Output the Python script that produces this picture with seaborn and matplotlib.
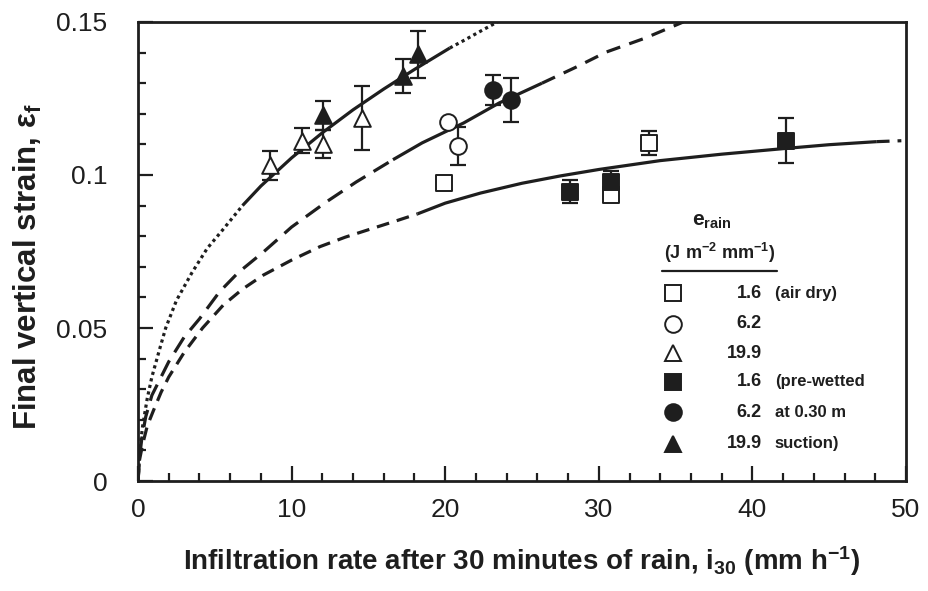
import matplotlib
matplotlib.use("Agg")
import matplotlib.pyplot as plt
import matplotlib.ticker as mticker
import pandas as pd
import seaborn as sns

# ---------------- data ----------------
# fitted curves (x = infiltration rate i30, y = final strain)
c1_lo_x = [0, 0.1, 0.3, 0.6, 0.9, 1.4, 1.8, 2.5, 3.5, 4.5, 5.5, 6.8]
c1_lo_y = [0, 0.010, 0.018, 0.027, 0.034, 0.043, 0.050, 0.059, 0.068, 0.076, 0.082, 0.090]
c1_mid_x = [6.8, 8, 10, 12, 14, 16, 18, 20.3]
c1_mid_y = [0.090, 0.0964, 0.1056, 0.1138, 0.1213, 0.1281, 0.1345, 0.1415]
c1_hi_x = [20.3, 21.3, 22.3, 23.4]
c1_hi_y = [0.1415, 0.1442, 0.1470, 0.150]

c2_lo_x = [0, 0.1, 0.25, 0.5, 0.9, 1.5, 2.0, 3.0, 4.0, 5.3, 6.5, 8.2, 10, 12.2, 14.2, 16.6]
c2_lo_y = [0, 0.008, 0.014, 0.021, 0.028, 0.034, 0.039, 0.047, 0.053, 0.0618, 0.068, 0.075,
           0.083, 0.091, 0.0977, 0.105]
c2_mid_x = [16.6, 18.5, 21.2, 23.5, 26.3]
c2_mid_y = [0.105, 0.1105, 0.117, 0.1235, 0.130]
c2_hi_x = [26.3, 28.5, 30.5, 33, 35.5]
c2_hi_y = [0.130, 0.1352, 0.1402, 0.1447, 0.150]

c3_lo_x = [0, 0.1, 0.3, 0.6, 1.0, 1.5, 2.0, 3.0, 4.2, 5.55, 6.8, 8.16, 10, 11.85, 13.5, 15.3,
           16.8, 18.2]
c3_lo_y = [0, 0.007, 0.012, 0.018, 0.023, 0.029, 0.034, 0.042, 0.050, 0.0575, 0.0627, 0.0673,
           0.0722, 0.0766, 0.0797, 0.0826, 0.0850, 0.0873]
c3_mid_x = [18.2, 20, 22.3, 25, 27.5, 30, 34, 38, 42.2, 45, 48.1]
c3_mid_y = [0.0873, 0.0908, 0.0941, 0.0973, 0.0997, 0.1018, 0.1047, 0.1068, 0.1087, 0.1099, 0.1109]
c3_hi_x = [48.1, 49.7]
c3_hi_y = [0.1109, 0.1112]

# measured points with error bars
open_sq_x = [19.9, 30.8, 33.3]
open_sq_y = [0.0973, 0.0935, 0.1104]
open_sq_e = [0, 0, 0.004]
open_ci_x = [20.2, 20.85]
open_ci_y = [0.1174, 0.1096]
open_ci_e = [0, 0.0062]
open_tr_x = [8.59, 10.66, 12.06, 14.56]
open_tr_y = [0.1032, 0.1112, 0.1102, 0.1187]
open_tr_e = [0.0048, 0.004, 0.0045, 0.0105]
fill_sq_x = [28.1, 30.8, 42.2]
fill_sq_y = [0.0946, 0.0978, 0.1112]
fill_sq_e = [0.0038, 0.0035, 0.0074]
fill_ci_x = [23.1, 24.3]
fill_ci_y = [0.1278, 0.1245]
fill_ci_e = [0.0048, 0.0072]
fill_tr_x = [12.06, 17.27, 18.25]
fill_tr_y = [0.1195, 0.1323, 0.1394]
fill_tr_e = [0.0048, 0.0056, 0.0078]

legend_values = ["1.6", "6.2", "19.9", "1.6", "6.2", "19.9"]
legend_notes = ["(air dry)", "", "", "(pre-wetted", "at 0.30 m", "suction)"]

x_ticks = [0, 10, 20, 30, 40, 50]
y_ticks = [0, 0.05, 0.1, 0.15]
y_tick_labels = ["0", "0.05", "0.1", "0.15"]

# ---------------- style ----------------
sns.set_theme(style="white")
plt.rcParams["font.family"] = ["Liberation Sans", "DejaVu Sans"]
plt.rcParams["mathtext.fontset"] = "custom"
plt.rcParams["mathtext.rm"] = "Liberation Sans:bold"
plt.rcParams["mathtext.it"] = "Liberation Sans:italic:bold"
plt.rcParams["mathtext.default"] = "rm"

INK = "#1e1e1e"
fig = plt.figure(figsize=(9.29, 5.91), dpi=100)
ax = fig.add_axes([0.1486, 0.1861, 0.9752 - 0.1486, 0.9628 - 0.1861])

LW = 2.3
segments = [
    (c1_lo_x, c1_lo_y, (1.0, 1.1)),
    (c1_mid_x, c1_mid_y, None),
    (c1_hi_x, c1_hi_y, (1.0, 1.1)),
    (c2_lo_x, c2_lo_y, (5.5, 3.0)),
    (c2_mid_x, c2_mid_y, None),
    (c2_hi_x, c2_hi_y, (4.5, 3.0)),
    (c3_lo_x, c3_lo_y, (4.0, 2.5)),
    (c3_mid_x, c3_mid_y, None),
    (c3_hi_x, c3_hi_y, (4.0, 2.5)),
]
for xs, ys, dash in segments:
    df = pd.DataFrame({"x": xs, "y": ys})
    sns.lineplot(data=df, x="x", y="y", ax=ax, color=INK, lw=LW,
                 estimator=None, sort=False, zorder=2)
    l = ax.lines[-1]
    if dash is not None:
        l.set_dashes(dash)
    l.set_solid_capstyle("butt")
    l.set_dash_capstyle("butt")

series = [
    (open_sq_x, open_sq_y, open_sq_e, "s", "white", 11),
    (open_ci_x, open_ci_y, open_ci_e, "o", "white", 12),
    (open_tr_x, open_tr_y, open_tr_e, "^", "white", 12),
    (fill_sq_x, fill_sq_y, fill_sq_e, "s", INK, 11),
    (fill_ci_x, fill_ci_y, fill_ci_e, "o", INK, 12),
    (fill_tr_x, fill_tr_y, fill_tr_e, "^", INK, 12),
]
for xs, ys, es, mk, fc, ms in series:
    xe = [x for x, e in zip(xs, es) if e > 0]
    ye = [y for y, e in zip(ys, es) if e > 0]
    ee = [e for e in es if e > 0]
    if ee:
        ax.errorbar(xe, ye, yerr=ee, fmt="none", ecolor=INK, elinewidth=1.6,
                    capsize=6, capthick=1.6, zorder=3)
    df = pd.DataFrame({"x": xs, "y": ys})
    sns.scatterplot(data=df, x="x", y="y", ax=ax, marker=mk, s=ms ** 2,
                    facecolor=fc, edgecolor=INK, linewidth=1.4, zorder=4)

# ---------------- axes ----------------
ax.set_xlim(0, 50)
ax.set_ylim(0, 0.15)
ax.set_xticks(x_ticks)
ax.set_xticklabels([str(t) for t in x_ticks])
ax.set_yticks(y_ticks)
ax.set_yticklabels(y_tick_labels)
ax.xaxis.set_minor_locator(mticker.MultipleLocator(2))
ax.yaxis.set_minor_locator(mticker.MultipleLocator(0.01))
ax.tick_params(which="both", direction="in", top=False, right=False,
               bottom=True, left=True, color=INK, width=1.6)
ax.tick_params(which="major", length=11, labelsize=19, labelcolor=INK)
ax.tick_params(axis="x", which="major", pad=12)
ax.tick_params(axis="y", which="major", pad=22)
ax.tick_params(which="minor", length=6)
for sp in ax.spines.values():
    sp.set_color(INK)
    sp.set_linewidth(2.0)

ax.set_xlabel(r"Infiltration rate after 30 minutes of rain, i$_{30}$ (mm h$^{-1}$)",
              fontsize=20, fontweight="bold", color=INK, labelpad=16)
ax.set_ylabel(r"Final vertical strain, $\varepsilon_{f}$", fontsize=22.5,
              fontweight="bold", color=INK)
ax.yaxis.set_label_coords(-0.122, 0.466)

# ---------------- legend (drawn manually) ----------------
T = ax.transAxes
ax.text(0.747, 0.565, r"e$_{\mathregular{rain}}$", transform=T, ha="center", va="center",
        fontsize=15, fontweight="bold", color=INK)
ax.text(0.757, 0.496, r"(J m$^{-2}$ mm$^{-1}$)", transform=T, ha="center", va="center",
        fontsize=13, fontweight="bold", color=INK)
ax.plot([0.682, 0.832], [0.458, 0.458], transform=T, color=INK, lw=1.6)
row_y = [0.409, 0.343, 0.278, 0.216, 0.150, 0.081]
leg_markers = [("s", "white", 11), ("o", "white", 12), ("^", "white", 12),
               ("s", INK, 11), ("o", INK, 12), ("^", INK, 12)]
for yy, (mk, fc, ms), val, note in zip(row_y, leg_markers, legend_values, legend_notes):
    ax.plot([0.697], [yy], transform=T, marker=mk, ms=ms, mfc=fc, mec=INK, mew=1.4,
            ls="none", clip_on=False)
    ax.text(0.8125, yy, val, transform=T, ha="right", va="center", fontsize=13,
            fontweight="bold", color=INK)
    if note:
        ax.text(0.829, yy, note, transform=T, ha="left", va="center", fontsize=12,
                fontweight="bold", color=INK)

fig.savefig("out.png", dpi=100)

▬▬▬▬▬▬

**Task objective**
From the first line above to the line containing "c2_hi_y = [0.130, 0.1352, 0.1402, 0.1447, 0.150]", repeat each line exactly. Pictures stay out.

**Solved exercise**
Output the Python script that produces this picture with seaborn and matplotlib.
import matplotlib
matplotlib.use("Agg")
import matplotlib.pyplot as plt
import matplotlib.ticker as mticker
import pandas as pd
import seaborn as sns

# ---------------- data ----------------
# fitted curves (x = infiltration rate i30, y = final strain)
c1_lo_x = [0, 0.1, 0.3, 0.6, 0.9, 1.4, 1.8, 2.5, 3.5, 4.5, 5.5, 6.8]
c1_lo_y = [0, 0.010, 0.018, 0.027, 0.034, 0.043, 0.050, 0.059, 0.068, 0.076, 0.082, 0.090]
c1_mid_x = [6.8, 8, 10, 12, 14, 16, 18, 20.3]
c1_mid_y = [0.090, 0.0964, 0.1056, 0.1138, 0.1213, 0.1281, 0.1345, 0.1415]
c1_hi_x = [20.3, 21.3, 22.3, 23.4]
c1_hi_y = [0.1415, 0.1442, 0.1470, 0.150]

c2_lo_x = [0, 0.1, 0.25, 0.5, 0.9, 1.5, 2.0, 3.0, 4.0, 5.3, 6.5, 8.2, 10, 12.2, 14.2, 16.6]
c2_lo_y = [0, 0.008, 0.014, 0.021, 0.028, 0.034, 0.039, 0.047, 0.053, 0.0618, 0.068, 0.075,
           0.083, 0.091, 0.0977, 0.105]
c2_mid_x = [16.6, 18.5, 21.2, 23.5, 26.3]
c2_mid_y = [0.105, 0.1105, 0.117, 0.1235, 0.130]
c2_hi_x = [26.3, 28.5, 30.5, 33, 35.5]
c2_hi_y = [0.130, 0.1352, 0.1402, 0.1447, 0.150]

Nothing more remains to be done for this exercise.